As news of the altercation spread on the mainland, Pinduoduo’s stock dropped over 2% after the opening of trading on the US stock market on December 10 and experienced a decline of over 3% in pre-market trading activities.

Furthermore, on December 16, the financial news site Caixin revealed that the conflict occurred on December 3. After the physical altercation between some Pinduoduo employees and the Market Regulatory Administration personnel, law enforcement was contacted. The Shanghai Changning police imposed penalties, including administrative detention, on the involved Pinduoduo employees for obstructing official duties. Sources close to Pinduoduo revealed that several employees of the company’s government affairs department had been dismissed after the incident, although reports related to this event by Caixin and other mainland media outlets were subsequently removed.

Bloomberg reported on January 20, citing insider sources, that a special investigation team composed of regulatory personnel from the Chinese State Market Regulatory Administration and the Taxation Bureau had conducted extensive on-site inspections. The investigation covered a range of suspected misconduct, from fraudulent deliveries to tax issues.

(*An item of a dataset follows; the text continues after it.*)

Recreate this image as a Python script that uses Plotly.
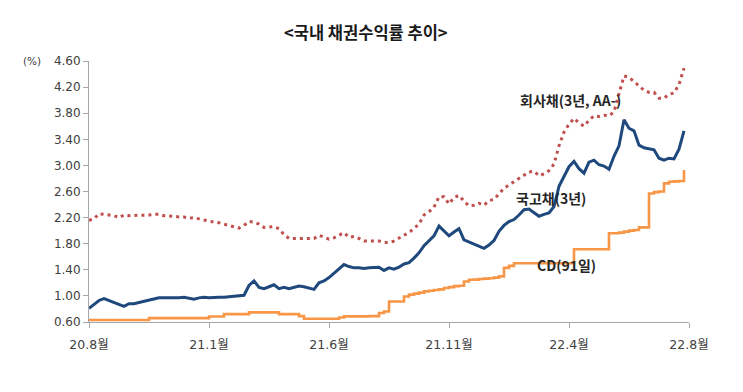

This large-scale investigation has also disrupted Pinduoduo’s marketing activities ahead of the Chinese New Year, with ongoing projects being delayed as employees prepare for further inspections and interviews. The incident has further compounded Pinduoduo’s challenges, as the company warned of intensifying industry competition and slowing market growth rates during its performance meeting in November last year.

In recent years, Pinduoduo has faced repeated allegations of serious counterfeit goods issues on its platform, attracting significant attention to its background and regulatory relations.

On January 14, 2024, Chinese economist Ren Zeping posted a series of questions on Weibo criticizing Pinduoduo for rampant counterfeits. He questioned Pinduoduo’s complicity in allowing thieves to flourish, calling for attention to the prevalence of counterfeit goods.

The questions he raised included concerns about the exceptionally low prices of goods, the proliferation of brands on Pinduoduo, the platform’s stance on intellectual property protection, engaging in cutthroat competition, and resorting to selling counterfeit goods, all of which raise ethical and legal issues.

Pinduoduo has yet to publicly respond to these allegations. Online discussions among netizens have reflected a mix of opinions, with some expressing the view that Pinduoduo should have been regulated earlier due to the widespread sale of counterfeit goods, while others highlighted the affordability aspect for consumers.

Apart from its domestic e-commerce platform Pinduoduo, Pinduoduo Holdings also operates the cross-border e-commerce platform Temu targeting overseas markets. Collaborating with fast fashion e-commerce Shein, Pinduoduo and Shein have accelerated the distribution of low-cost goods to European and American markets, drawing scrutiny from regulatory bodies in multiple countries.

The European Union’s competition regulation agency had previously raided Pinduoduo’s European operating headquarters in Dublin without prior notification, suspecting that Temu might have received official subsidies from the Chinese government, thereby posing unfair competition in the market.